**What is needed:**
Copy out every line that contains the word "this".

**Dataset rows:**
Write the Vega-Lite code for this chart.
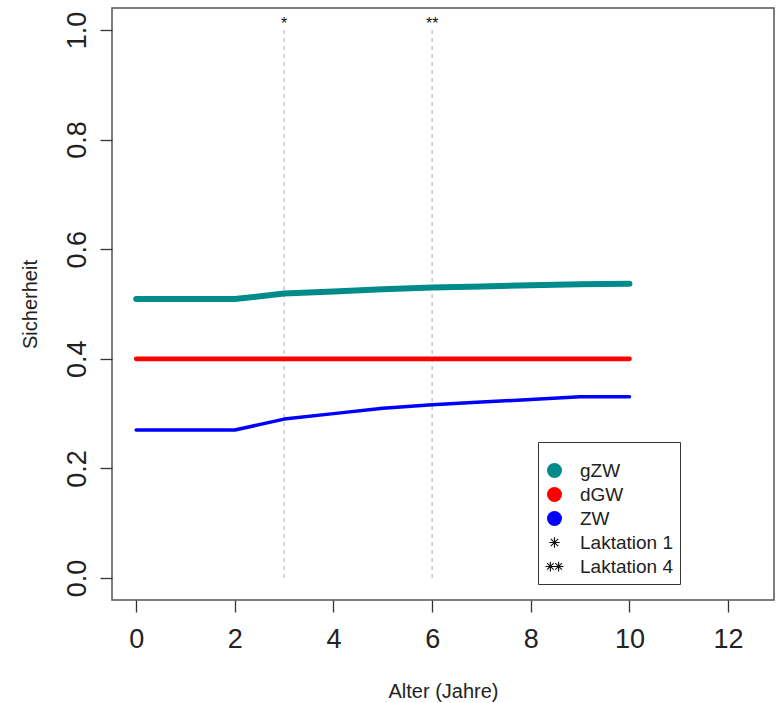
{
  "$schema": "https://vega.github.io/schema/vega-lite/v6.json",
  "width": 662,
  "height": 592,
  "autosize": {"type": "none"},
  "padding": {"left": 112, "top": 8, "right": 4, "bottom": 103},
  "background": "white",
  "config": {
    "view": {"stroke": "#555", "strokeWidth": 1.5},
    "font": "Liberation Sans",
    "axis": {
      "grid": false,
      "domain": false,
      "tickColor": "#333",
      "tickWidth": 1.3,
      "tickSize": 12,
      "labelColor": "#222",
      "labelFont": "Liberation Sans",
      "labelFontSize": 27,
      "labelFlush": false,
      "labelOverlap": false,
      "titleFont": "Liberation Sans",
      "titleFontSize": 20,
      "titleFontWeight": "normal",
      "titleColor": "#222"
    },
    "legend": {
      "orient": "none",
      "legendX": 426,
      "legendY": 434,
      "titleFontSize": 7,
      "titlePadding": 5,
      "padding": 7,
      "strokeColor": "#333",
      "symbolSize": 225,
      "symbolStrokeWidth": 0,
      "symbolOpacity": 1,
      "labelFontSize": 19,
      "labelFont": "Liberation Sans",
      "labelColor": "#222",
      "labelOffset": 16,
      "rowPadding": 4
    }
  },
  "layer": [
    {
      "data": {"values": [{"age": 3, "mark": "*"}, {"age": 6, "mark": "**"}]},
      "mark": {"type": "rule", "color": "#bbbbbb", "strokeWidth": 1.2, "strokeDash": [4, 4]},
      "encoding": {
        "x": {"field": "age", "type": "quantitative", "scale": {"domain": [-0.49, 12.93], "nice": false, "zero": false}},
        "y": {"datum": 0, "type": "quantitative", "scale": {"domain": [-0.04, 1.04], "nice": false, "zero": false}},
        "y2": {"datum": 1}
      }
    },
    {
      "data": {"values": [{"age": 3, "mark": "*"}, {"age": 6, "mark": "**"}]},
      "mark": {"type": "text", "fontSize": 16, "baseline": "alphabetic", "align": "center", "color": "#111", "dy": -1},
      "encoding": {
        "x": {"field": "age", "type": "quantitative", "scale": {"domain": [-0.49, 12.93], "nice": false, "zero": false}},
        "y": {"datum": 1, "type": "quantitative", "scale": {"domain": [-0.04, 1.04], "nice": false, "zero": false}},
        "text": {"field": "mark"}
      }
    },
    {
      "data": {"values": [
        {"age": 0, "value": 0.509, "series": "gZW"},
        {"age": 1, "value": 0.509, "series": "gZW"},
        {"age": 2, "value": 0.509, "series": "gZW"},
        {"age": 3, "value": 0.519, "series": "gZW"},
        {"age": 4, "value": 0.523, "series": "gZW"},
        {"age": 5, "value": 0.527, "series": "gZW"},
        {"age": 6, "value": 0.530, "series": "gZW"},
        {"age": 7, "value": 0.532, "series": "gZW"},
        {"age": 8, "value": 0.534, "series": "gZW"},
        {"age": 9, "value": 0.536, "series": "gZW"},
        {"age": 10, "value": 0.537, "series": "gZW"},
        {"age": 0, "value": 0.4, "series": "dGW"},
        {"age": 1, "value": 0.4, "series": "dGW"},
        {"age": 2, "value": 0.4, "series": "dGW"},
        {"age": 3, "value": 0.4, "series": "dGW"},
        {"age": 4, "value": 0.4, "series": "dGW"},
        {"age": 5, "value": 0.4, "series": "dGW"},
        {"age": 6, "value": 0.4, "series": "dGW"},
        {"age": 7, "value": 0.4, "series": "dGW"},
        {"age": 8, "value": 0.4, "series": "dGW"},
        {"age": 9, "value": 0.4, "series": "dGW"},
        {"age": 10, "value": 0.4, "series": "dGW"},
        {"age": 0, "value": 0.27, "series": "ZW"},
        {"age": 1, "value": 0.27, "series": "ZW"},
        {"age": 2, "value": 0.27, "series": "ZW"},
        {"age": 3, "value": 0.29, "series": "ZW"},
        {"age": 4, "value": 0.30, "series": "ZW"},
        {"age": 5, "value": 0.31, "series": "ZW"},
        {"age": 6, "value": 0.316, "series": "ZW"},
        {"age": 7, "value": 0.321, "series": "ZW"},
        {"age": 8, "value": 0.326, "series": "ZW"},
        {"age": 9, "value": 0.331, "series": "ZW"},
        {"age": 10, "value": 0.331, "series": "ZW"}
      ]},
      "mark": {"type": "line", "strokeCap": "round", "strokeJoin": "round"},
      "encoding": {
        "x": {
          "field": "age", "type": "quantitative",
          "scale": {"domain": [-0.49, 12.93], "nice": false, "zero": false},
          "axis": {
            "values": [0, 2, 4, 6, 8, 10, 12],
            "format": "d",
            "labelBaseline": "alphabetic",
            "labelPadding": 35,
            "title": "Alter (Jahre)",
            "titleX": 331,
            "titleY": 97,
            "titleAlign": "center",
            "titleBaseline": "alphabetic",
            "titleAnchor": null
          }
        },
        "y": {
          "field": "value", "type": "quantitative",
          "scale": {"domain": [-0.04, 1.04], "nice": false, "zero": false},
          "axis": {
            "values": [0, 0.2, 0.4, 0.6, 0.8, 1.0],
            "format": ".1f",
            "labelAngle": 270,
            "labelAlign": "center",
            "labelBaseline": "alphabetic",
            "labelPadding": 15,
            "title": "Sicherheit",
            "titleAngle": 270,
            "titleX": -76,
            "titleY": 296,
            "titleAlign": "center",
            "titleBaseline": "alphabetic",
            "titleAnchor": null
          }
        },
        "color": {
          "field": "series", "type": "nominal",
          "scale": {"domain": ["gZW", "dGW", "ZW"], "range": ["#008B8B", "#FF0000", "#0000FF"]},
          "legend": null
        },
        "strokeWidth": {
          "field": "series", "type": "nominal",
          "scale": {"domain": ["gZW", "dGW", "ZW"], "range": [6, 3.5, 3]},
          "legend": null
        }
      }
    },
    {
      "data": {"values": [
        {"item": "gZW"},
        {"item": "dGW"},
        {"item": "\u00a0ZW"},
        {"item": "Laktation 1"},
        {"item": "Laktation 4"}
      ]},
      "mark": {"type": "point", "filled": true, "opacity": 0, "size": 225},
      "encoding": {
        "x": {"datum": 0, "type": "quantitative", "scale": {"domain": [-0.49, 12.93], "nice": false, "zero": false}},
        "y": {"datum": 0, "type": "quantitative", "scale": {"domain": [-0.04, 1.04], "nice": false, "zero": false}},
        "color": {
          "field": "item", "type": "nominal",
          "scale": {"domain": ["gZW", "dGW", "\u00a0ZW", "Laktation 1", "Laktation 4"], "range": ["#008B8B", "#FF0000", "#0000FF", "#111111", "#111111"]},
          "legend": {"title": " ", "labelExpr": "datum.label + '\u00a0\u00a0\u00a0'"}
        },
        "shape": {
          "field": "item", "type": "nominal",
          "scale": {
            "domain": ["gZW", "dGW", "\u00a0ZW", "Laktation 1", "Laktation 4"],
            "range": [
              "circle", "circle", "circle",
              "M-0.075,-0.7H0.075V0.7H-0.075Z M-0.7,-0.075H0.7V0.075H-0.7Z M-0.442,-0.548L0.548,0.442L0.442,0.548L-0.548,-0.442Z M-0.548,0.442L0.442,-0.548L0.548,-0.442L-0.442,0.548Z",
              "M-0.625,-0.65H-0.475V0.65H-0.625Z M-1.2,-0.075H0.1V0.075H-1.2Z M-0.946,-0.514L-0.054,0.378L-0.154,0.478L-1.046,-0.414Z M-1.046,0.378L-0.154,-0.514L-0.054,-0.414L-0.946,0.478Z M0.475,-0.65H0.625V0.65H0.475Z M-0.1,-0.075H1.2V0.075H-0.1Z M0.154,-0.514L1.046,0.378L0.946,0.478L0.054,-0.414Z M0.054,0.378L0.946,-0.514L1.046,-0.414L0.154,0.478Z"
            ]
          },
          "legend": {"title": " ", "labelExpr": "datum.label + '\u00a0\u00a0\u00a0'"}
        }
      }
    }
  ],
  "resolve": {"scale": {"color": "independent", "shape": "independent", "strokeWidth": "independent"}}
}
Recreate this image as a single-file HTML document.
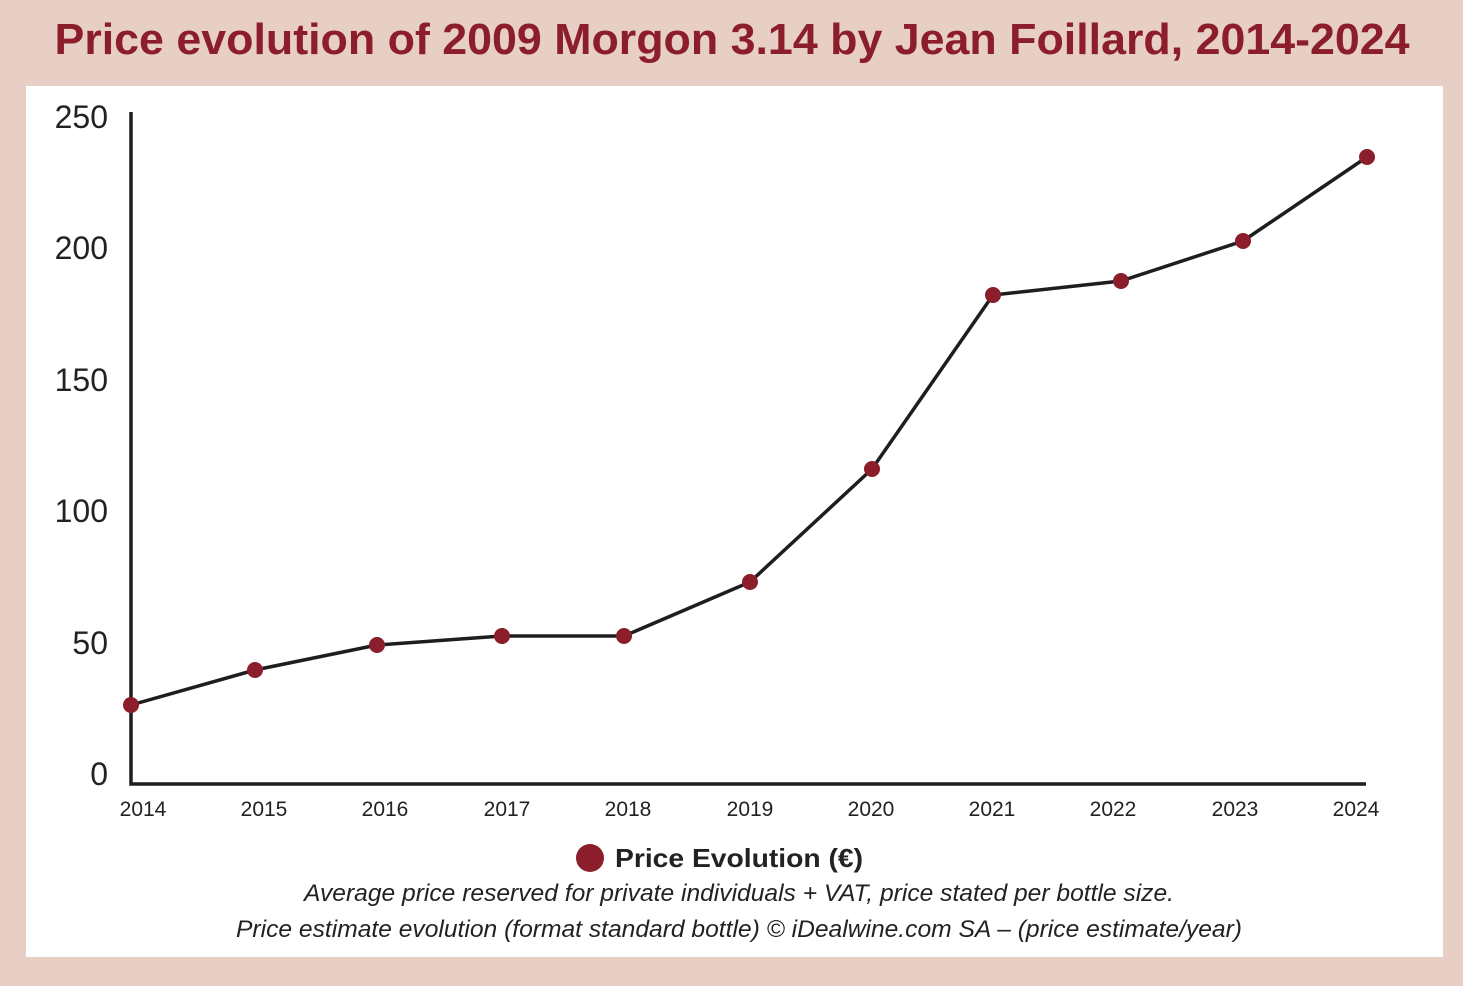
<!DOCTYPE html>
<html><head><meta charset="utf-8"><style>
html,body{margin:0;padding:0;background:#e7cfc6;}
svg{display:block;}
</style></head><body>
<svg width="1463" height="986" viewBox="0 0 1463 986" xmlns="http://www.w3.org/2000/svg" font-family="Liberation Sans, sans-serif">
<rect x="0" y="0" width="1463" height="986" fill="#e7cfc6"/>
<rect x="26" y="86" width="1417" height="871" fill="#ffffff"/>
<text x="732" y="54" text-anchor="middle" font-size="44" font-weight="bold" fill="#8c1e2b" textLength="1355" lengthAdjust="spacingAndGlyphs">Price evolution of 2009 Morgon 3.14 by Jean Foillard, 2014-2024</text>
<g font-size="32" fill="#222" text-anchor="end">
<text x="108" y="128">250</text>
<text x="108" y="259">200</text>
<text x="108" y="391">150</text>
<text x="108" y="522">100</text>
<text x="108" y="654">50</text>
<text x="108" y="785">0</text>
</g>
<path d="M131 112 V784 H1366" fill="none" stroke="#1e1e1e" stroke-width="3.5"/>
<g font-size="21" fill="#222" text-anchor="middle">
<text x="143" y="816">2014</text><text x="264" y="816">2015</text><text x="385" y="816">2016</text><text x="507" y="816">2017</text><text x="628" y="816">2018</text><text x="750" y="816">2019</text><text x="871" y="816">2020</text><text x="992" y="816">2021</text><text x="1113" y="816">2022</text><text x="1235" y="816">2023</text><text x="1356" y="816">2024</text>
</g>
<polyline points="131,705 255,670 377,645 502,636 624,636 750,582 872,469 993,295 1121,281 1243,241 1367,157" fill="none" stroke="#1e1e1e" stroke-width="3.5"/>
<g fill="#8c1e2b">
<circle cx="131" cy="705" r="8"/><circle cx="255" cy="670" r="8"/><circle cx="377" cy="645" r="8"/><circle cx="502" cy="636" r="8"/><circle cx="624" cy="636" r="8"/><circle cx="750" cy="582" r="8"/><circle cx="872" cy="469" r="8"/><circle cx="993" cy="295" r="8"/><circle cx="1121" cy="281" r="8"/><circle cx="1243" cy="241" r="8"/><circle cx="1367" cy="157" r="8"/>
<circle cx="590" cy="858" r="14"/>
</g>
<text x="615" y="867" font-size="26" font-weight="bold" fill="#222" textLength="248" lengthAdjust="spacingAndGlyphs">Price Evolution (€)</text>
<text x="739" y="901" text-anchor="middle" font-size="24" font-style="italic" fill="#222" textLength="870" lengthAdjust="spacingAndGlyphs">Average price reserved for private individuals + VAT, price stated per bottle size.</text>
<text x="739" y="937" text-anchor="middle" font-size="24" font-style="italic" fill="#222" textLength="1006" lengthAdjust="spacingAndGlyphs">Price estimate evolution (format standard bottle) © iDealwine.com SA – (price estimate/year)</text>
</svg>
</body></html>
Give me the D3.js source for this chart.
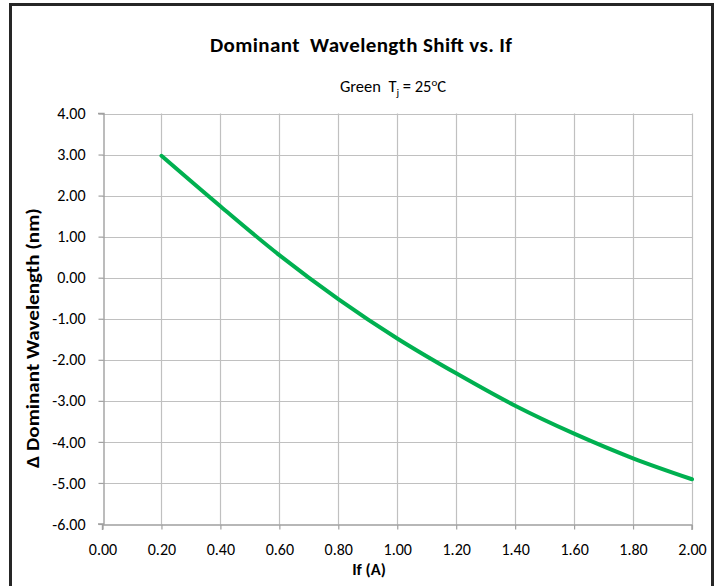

**The reply:**
Write the Vega-Lite code for this chart.
Recreate this image as a single-file HTML document.
Give me the D3.js source for this chart.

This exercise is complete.